Mais attendu qu’ayant relevé l’existence d’une communauté d’usage de l’assiette de la servitude par le propriétaire du fonds dominant et celui du fonds servant, la cour d’appel a exactement décidé que ce dernier devait contribuer aux frais d’entretien et de réparation. D’où il suit que le moyen n’est pas fondé “
2. Applications récentes
2.1. Frais d’entretien et de conservation de la servitude
👉 Exemple : Cour de cassation – Troisième chambre civile, 14 décembre 2023 / n° 22-13.653
Il s’agit d’une servitude conventionnelle dont le titre mettait à la charge du propriétaire du fonds servant la création de la voie de desserte nécessaire à l’exercice du passage.
La Cour de cassation a précisé dans son arrêt que “le titre en cause […] ne comportait aucune stipulation relative aux frais d’entretien de l’assiette de la servitude”. Elle a ainsi arrêté que ces derniers, “selon l’article 698 du code civil, restent dès lors aux frais du propriétaire du fonds dominant”.
2.2. Frais d’entretien, de réparation et de nettoyage des voiries ainsi que des voies de circulation piétonnes situées sur le fonds servant
👉 Exemple : Cour de cassation – Troisième chambre civile 1 juin 2022 / n° 21-16.132
Il s’agit d’une servitude légale pour état d’enclave au bénéfice d’une parcelle destinée à accueillir un bâtiment commercial. Une communauté d’usage des voies existe entre les deux fonds. Le propriétaire du fonds dominant est condamné aux charges d’entretien, de réparation et de nettoyage des voiries ainsi que des voies de circulation piétonnes situées sur le fonds servant, en proportion de la surface de plancher des bâtiments qui seront construits sur le fonds dominant.

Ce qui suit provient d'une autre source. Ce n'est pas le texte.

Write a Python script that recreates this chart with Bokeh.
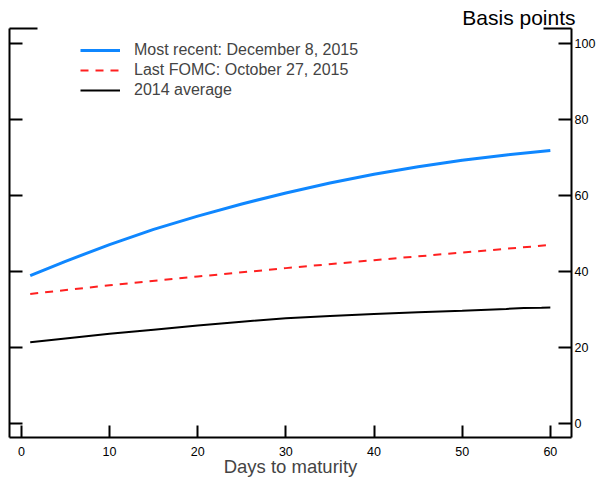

En somme, hors convention contraire, les travaux d’entretien d’une servitude de passage sont à la charge du fonds dominant et si l’usage de l’assiette de la servitude est partagé, les frais sont répartis entre fonds dominant et servant. Dans tous les cas, il est cependant possible que les parties s’entendent sur une répartition différence lors de la rédaction de la convention de servitude.